Studies show that shifting to the “Third Position” drastically reduces anger. It detaches you from the immediate emotional heat and allows you to see the dynamic rather than just the offense.
The Game: Perspective Play
- The Scene: A conflict scenario is played out (e.g., “The Dirty Dishes Fight”).
- The Switch: You play the scene first as Character A. You hear their inner monologue (“I’m so tired, why won’t they help?”).
- The Swap: You then replay the exact same scene as Character B. You hear their inner monologue (“I had a terrible day at work, I just need 5 minutes”).
- The Synthesis: The game challenges you to write a “Bridge Statement” that validates both truths.
👉 Play the Game: Perspective Play
Actionable Advice
- The “Steel Man” Technique: Instead of “Straw Manning” your opponent (making their argument look weak), try to “Steel Man” it. Try to describe their position so well that they say, “Yes, exactly!” Only then are you allowed to disagree.

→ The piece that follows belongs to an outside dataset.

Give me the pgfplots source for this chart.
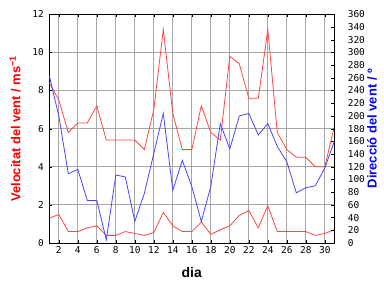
\documentclass[border=0pt]{standalone}
\usepackage{fontspec}
\setmainfont{Liberation Sans}
\newfontfamily\tickfont{DejaVu Sans Mono}
\usepackage{pgfplots}
\pgfplotsset{compat=1.18}
\definecolor{lred}{RGB}{255,70,70}
\definecolor{lblue}{RGB}{70,70,255}
\begin{document}
\begin{tikzpicture}[x=1bp,y=1bp]
\useasboundingbox (0,0) rectangle (384,288);
\begin{axis}[
  at={(49.3bp,45bp)}, anchor=south west,
  scale only axis, width=285bp, height=228.7bp,
  xmin=1, xmax=31, ymin=0, ymax=12,
  xtick={2,4,...,30}, ytick={0,2,...,12},
  grid=major, grid style={gray!70, line width=0.8pt},
  tick style={black}, tick align=inside,
  major tick length=3bp,
  axis line style={black, line width=0.8pt},
  ticklabel style={font=\tickfont\fontsize{9.5}{10}\selectfont},
  yticklabel style={xshift=-2bp},
  /pgf/number format/assume math mode=true,
  xlabel={\textbf{dia}},
  xlabel style={font=\fontsize{14}{14}\selectfont, at={(axis description cs:0.5,-0.13)}, anchor=center},
  ylabel={\textbf{Velocitat del vent / ms\textsuperscript{−1}}},
  ylabel style={font=\fontsize{13}{13}\selectfont, text=red, at={(axis description cs:-0.12,0.5)}, anchor=center, rotate=0},
]
\addplot[lred, line width=0.8pt] coordinates {
(1,8.4)(2,7.5)(3,5.8)(4,6.3)(5,6.3)(6,7.2)(7,5.4)(8,5.4)(9,5.4)(10,5.4)
(11,4.9)(12,7.0)(13,11.2)(14,6.8)(15,4.9)(16,4.9)(17,7.2)(18,5.8)(19,5.4)(20,9.8)
(21,9.4)(22,7.6)(23,7.6)(24,11.2)(25,5.8)(26,4.9)(27,4.5)(28,4.5)(29,4.0)(30,4.0)(31,6.1)};
\addplot[lred, line width=0.8pt] coordinates {
(1,1.3)(2,1.5)(3,0.6)(4,0.6)(5,0.8)(6,0.9)(7,0.4)(8,0.4)(9,0.6)(10,0.5)
(11,0.4)(12,0.55)(13,1.6)(14,0.9)(15,0.6)(16,0.6)(17,1.1)(18,0.45)(19,0.7)(20,0.9)
(21,1.45)(22,1.7)(23,0.8)(24,1.95)(25,0.6)(26,0.6)(27,0.6)(28,0.6)(29,0.4)(30,0.5)(31,0.7)};
\end{axis}
\begin{axis}[
  at={(49.3bp,45bp)}, anchor=south west,
  scale only axis, width=285bp, height=228.7bp,
  xmin=1, xmax=31, ymin=0, ymax=360,
  axis x line=none, axis y line*=right,
  ytick={0,20,...,360},
  tick style={black}, tick align=inside, major tick length=3bp,
  axis line style={black, line width=0.8pt},
  ticklabel style={font=\tickfont\fontsize{9.5}{10}\selectfont},
  yticklabel style={xshift=10bp},
  /pgf/number format/assume math mode=true,
  ylabel={\textbf{Direcció del vent / º}},
  ylabel style={font=\fontsize{13}{13}\selectfont, text=blue, at={(axis description cs:1.132,0.5)}, anchor=center, rotate=0},
]
\addplot[lblue, line width=0.8pt] coordinates {
(1,263)(2,200)(3,109)(4,116)(5,67)(6,67)(7,5)(8,107)(9,104)(10,34)
(11,78)(12,141)(13,204)(14,83)(15,130)(16,89)(17,34)(18,89)(19,188)(20,148)
(21,200)(22,204)(23,170)(24,188)(25,152)(26,128)(27,79)(28,87)(29,90)(30,118)(31,160)};
\end{axis}
\end{tikzpicture}
\end{document}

- Physical Movement: If you are fighting with your partner at the dinner table, actually stand up and switch chairs. The physical change in perspective often triggers a mental shift.
Safety & Disclaimer
- This tool is for communication skills.
- Abuse Note: You are not required to “empathize” with an abuser. Understanding why someone hurts you does not mean you have to accept it.